# Exercise brief:
Can you pull out each line of the data below that includes the word "file"?

# Data provided:

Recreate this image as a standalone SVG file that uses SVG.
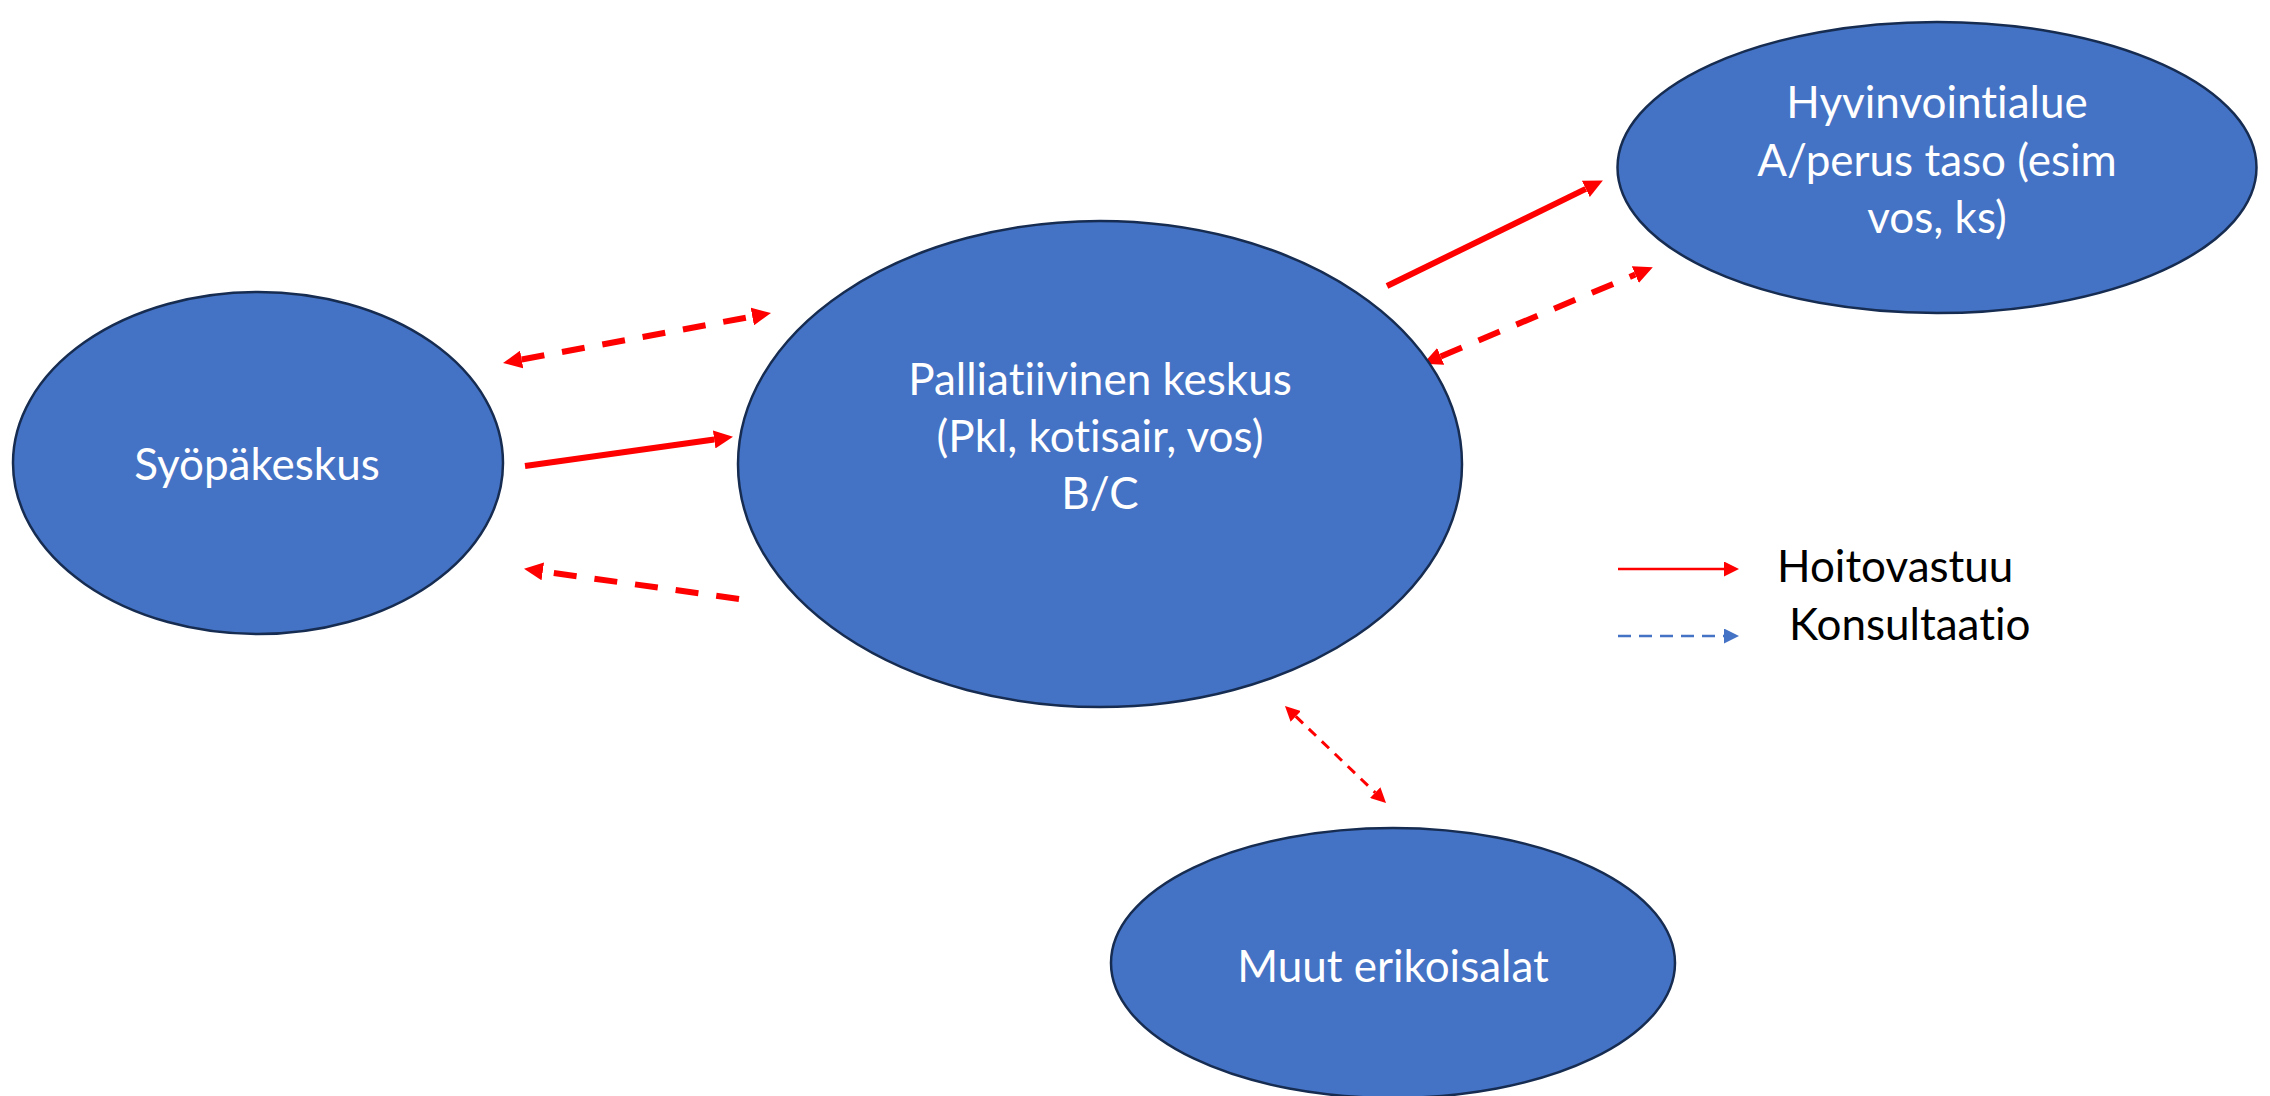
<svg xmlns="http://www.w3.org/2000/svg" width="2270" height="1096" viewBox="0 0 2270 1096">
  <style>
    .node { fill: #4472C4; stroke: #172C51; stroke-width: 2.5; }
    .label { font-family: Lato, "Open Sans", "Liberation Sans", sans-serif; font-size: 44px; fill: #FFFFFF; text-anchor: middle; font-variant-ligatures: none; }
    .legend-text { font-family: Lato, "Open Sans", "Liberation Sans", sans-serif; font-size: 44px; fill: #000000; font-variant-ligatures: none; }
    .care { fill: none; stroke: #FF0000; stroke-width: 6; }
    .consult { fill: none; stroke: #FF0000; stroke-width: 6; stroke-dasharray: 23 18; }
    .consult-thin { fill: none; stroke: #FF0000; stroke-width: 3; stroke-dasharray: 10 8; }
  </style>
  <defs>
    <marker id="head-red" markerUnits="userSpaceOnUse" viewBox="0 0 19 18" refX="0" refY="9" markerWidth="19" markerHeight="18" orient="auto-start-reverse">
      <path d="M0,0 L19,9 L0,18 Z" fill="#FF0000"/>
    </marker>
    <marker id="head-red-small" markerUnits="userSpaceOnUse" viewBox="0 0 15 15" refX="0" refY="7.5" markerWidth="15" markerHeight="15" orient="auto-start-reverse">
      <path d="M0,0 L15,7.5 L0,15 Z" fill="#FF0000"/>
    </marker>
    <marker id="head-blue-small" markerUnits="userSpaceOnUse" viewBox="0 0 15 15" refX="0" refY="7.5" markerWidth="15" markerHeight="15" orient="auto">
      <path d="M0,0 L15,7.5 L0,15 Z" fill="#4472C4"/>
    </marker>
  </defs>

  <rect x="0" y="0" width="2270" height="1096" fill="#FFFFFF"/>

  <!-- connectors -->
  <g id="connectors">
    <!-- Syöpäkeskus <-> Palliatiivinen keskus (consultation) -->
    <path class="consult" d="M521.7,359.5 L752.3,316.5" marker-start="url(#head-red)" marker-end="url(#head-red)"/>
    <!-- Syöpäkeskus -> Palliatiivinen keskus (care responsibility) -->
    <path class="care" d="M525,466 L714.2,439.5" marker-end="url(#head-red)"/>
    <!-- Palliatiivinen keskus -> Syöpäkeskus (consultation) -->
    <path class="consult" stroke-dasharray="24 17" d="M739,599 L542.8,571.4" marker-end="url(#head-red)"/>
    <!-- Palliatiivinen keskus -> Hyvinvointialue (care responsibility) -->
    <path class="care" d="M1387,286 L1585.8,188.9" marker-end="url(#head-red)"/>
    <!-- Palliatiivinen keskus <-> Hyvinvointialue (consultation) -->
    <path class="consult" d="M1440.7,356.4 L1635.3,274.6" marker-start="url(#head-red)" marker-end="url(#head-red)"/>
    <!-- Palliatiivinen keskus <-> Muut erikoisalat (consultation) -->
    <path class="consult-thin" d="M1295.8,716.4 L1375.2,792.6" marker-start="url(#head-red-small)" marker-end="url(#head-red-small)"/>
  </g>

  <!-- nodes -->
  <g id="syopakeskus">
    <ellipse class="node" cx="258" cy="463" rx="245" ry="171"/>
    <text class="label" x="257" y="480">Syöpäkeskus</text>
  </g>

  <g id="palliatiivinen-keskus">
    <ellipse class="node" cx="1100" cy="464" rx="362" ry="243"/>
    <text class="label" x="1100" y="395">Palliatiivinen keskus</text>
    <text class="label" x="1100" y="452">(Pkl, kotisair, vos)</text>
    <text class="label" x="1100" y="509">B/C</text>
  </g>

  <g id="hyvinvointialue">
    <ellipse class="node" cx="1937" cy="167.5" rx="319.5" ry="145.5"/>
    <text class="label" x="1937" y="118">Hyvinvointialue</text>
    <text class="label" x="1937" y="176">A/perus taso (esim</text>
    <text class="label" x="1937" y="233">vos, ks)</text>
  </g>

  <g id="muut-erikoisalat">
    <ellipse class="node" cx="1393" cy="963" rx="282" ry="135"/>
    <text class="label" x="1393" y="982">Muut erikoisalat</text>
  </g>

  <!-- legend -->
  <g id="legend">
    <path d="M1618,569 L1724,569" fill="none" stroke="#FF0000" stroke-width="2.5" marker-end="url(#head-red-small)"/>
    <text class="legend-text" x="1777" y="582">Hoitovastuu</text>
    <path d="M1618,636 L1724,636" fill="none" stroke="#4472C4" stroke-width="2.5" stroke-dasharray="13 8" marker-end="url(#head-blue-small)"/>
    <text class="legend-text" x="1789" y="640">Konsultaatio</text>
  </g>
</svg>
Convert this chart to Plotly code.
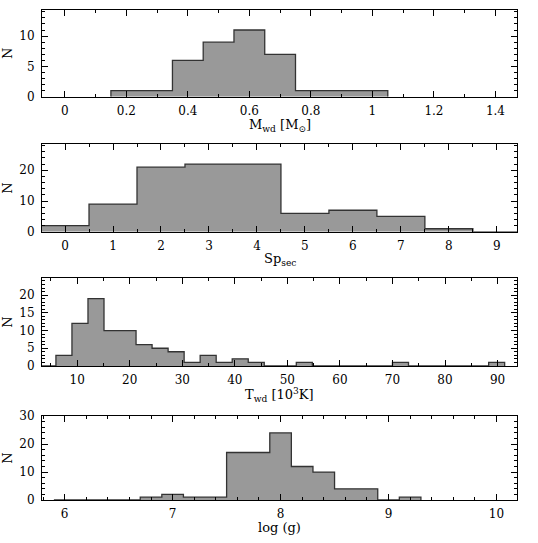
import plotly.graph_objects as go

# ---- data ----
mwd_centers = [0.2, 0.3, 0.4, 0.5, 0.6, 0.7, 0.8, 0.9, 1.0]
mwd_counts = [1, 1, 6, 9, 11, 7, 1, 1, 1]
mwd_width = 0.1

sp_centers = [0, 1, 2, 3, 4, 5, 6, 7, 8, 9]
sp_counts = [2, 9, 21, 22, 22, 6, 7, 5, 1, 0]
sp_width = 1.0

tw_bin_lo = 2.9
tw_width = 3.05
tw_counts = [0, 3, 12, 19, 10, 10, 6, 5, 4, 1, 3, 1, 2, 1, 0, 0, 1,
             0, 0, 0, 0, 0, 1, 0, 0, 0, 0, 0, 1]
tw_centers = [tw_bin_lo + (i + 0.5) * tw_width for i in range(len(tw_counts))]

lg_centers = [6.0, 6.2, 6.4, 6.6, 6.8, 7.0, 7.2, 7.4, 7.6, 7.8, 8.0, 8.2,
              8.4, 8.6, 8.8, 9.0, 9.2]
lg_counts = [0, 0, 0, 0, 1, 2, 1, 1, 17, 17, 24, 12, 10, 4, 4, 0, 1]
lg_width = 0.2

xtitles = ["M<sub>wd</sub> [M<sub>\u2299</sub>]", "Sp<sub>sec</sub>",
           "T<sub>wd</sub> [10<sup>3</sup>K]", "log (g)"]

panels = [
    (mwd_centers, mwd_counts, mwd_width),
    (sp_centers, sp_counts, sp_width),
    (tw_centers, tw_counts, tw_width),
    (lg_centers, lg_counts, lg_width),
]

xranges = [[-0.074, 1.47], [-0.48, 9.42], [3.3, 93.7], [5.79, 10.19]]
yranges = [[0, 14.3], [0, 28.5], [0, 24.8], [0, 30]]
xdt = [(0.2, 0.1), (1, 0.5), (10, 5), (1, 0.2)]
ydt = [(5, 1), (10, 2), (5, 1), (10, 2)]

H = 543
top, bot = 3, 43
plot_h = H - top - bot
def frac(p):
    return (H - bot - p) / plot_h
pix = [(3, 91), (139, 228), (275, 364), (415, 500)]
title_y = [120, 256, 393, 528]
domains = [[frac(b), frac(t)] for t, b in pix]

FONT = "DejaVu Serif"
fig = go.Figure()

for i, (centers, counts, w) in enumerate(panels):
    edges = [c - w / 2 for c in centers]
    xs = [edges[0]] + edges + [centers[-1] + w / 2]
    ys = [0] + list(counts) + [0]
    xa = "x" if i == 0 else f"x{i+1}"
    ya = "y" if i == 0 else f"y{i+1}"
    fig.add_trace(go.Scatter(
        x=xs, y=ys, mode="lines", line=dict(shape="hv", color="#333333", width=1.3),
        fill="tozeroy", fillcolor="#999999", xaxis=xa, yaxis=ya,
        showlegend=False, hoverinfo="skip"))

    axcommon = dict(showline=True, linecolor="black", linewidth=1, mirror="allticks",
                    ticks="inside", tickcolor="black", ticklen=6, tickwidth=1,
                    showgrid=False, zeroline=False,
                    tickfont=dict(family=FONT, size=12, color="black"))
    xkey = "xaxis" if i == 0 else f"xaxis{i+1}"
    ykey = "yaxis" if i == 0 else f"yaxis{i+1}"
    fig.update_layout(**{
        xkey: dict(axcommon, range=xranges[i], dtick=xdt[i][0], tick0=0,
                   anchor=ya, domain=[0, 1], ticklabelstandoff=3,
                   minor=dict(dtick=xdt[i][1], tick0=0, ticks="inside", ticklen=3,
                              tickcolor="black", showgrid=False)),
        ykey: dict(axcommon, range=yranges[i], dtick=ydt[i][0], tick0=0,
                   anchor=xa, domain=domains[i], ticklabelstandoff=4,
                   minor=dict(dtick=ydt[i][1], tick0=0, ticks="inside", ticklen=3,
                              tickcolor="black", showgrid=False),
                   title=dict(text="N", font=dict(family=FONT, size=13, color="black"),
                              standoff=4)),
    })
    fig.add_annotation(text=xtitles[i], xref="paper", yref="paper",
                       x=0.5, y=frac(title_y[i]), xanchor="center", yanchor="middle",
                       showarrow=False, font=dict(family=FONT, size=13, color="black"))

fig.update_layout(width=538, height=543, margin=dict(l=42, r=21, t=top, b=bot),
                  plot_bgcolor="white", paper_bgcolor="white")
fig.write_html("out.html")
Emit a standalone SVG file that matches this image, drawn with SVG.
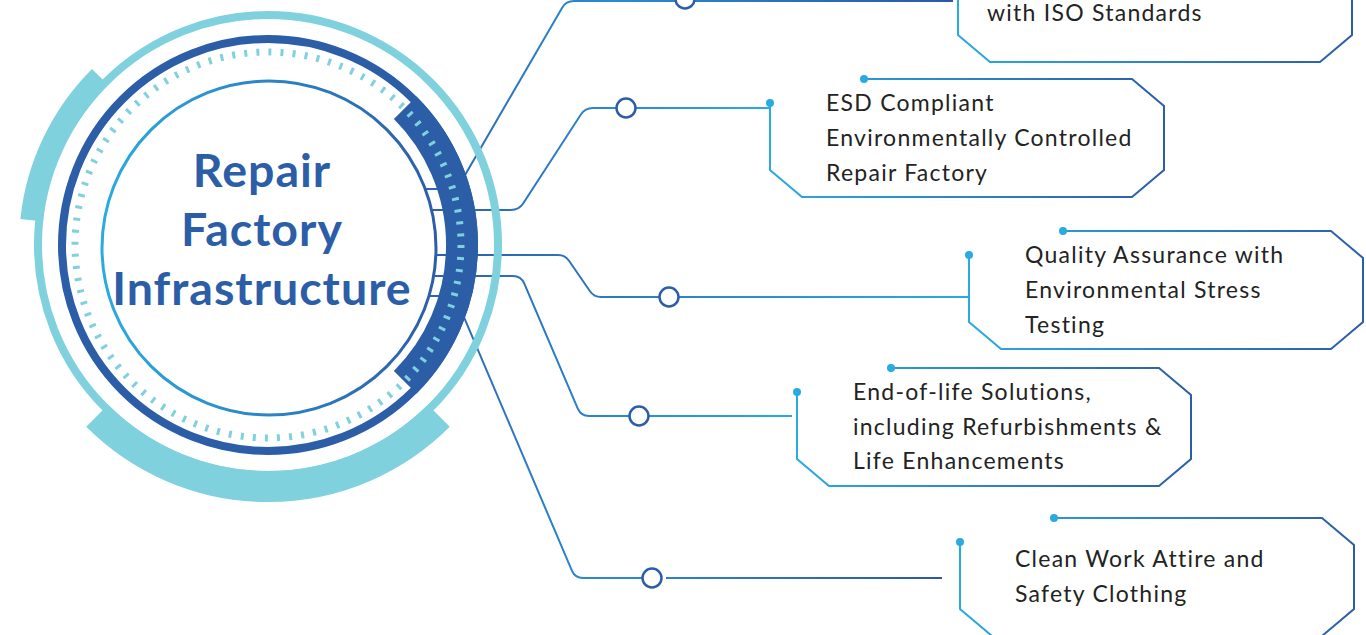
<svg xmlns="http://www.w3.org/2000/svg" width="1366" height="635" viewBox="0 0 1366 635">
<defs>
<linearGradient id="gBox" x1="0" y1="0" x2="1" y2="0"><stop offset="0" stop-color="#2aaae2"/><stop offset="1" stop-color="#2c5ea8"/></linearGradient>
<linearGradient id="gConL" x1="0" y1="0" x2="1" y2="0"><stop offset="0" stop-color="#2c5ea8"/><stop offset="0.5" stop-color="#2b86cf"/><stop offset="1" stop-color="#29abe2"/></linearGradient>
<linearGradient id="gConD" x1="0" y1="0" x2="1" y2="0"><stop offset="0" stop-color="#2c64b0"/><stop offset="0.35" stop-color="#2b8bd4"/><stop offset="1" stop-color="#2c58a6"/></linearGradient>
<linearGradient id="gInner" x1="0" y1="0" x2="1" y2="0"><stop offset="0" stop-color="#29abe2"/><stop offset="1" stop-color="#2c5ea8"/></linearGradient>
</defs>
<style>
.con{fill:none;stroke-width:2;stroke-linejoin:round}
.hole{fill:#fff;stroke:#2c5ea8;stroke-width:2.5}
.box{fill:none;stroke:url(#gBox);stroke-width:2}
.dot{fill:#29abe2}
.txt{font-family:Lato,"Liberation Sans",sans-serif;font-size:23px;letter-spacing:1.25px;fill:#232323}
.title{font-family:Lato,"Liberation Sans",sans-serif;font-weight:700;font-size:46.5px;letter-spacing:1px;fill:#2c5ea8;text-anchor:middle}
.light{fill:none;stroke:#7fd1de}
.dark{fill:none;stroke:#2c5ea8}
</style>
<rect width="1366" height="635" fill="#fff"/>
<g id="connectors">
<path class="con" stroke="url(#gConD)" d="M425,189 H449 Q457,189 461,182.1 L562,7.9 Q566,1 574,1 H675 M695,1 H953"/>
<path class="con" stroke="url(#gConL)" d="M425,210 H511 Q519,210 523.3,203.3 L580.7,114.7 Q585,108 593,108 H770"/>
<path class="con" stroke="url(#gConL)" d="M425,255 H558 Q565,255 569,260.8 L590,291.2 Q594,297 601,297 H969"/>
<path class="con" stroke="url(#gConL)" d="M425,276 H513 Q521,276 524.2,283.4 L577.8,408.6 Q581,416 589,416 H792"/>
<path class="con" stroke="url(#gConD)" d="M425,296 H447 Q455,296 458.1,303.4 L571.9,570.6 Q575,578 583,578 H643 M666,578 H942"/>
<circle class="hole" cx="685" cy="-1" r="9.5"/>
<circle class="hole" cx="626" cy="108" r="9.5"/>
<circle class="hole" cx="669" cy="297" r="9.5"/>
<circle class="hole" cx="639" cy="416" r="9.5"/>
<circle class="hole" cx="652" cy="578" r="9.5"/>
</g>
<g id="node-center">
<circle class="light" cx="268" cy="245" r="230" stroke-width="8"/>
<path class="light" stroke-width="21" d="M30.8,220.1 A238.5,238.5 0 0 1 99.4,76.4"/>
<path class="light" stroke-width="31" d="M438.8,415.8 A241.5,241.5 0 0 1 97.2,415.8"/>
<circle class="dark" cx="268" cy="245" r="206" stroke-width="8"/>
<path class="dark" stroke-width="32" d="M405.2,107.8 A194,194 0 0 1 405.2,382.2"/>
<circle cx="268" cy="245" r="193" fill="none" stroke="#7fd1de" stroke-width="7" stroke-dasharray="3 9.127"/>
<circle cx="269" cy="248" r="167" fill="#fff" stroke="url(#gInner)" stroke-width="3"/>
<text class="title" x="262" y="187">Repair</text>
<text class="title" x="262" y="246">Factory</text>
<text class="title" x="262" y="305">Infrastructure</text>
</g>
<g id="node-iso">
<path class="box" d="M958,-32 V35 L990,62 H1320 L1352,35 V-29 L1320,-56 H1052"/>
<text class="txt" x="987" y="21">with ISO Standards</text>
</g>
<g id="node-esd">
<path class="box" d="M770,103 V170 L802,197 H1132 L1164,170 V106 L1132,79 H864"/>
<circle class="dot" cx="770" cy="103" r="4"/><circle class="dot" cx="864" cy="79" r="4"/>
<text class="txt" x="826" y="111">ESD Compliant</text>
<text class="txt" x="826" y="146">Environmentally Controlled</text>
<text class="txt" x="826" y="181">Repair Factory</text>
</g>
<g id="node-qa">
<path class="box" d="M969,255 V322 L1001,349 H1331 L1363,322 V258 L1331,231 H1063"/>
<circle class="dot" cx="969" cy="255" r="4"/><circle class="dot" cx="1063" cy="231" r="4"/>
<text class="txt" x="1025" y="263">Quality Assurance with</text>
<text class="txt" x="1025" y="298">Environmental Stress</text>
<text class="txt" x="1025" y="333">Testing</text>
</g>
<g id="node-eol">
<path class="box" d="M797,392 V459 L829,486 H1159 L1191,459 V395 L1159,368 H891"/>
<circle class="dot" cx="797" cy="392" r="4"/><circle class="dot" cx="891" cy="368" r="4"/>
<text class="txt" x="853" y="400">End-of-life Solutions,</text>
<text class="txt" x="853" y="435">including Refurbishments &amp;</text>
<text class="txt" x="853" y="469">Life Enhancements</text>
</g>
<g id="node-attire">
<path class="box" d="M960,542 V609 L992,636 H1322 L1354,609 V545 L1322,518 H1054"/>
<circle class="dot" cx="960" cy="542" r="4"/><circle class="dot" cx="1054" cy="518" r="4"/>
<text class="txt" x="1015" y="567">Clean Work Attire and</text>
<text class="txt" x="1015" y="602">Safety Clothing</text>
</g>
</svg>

# In response:
Recreate this image as a standalone SVG file that uses SVG.
Emit a standalone SVG file that matches this image, drawn with SVG.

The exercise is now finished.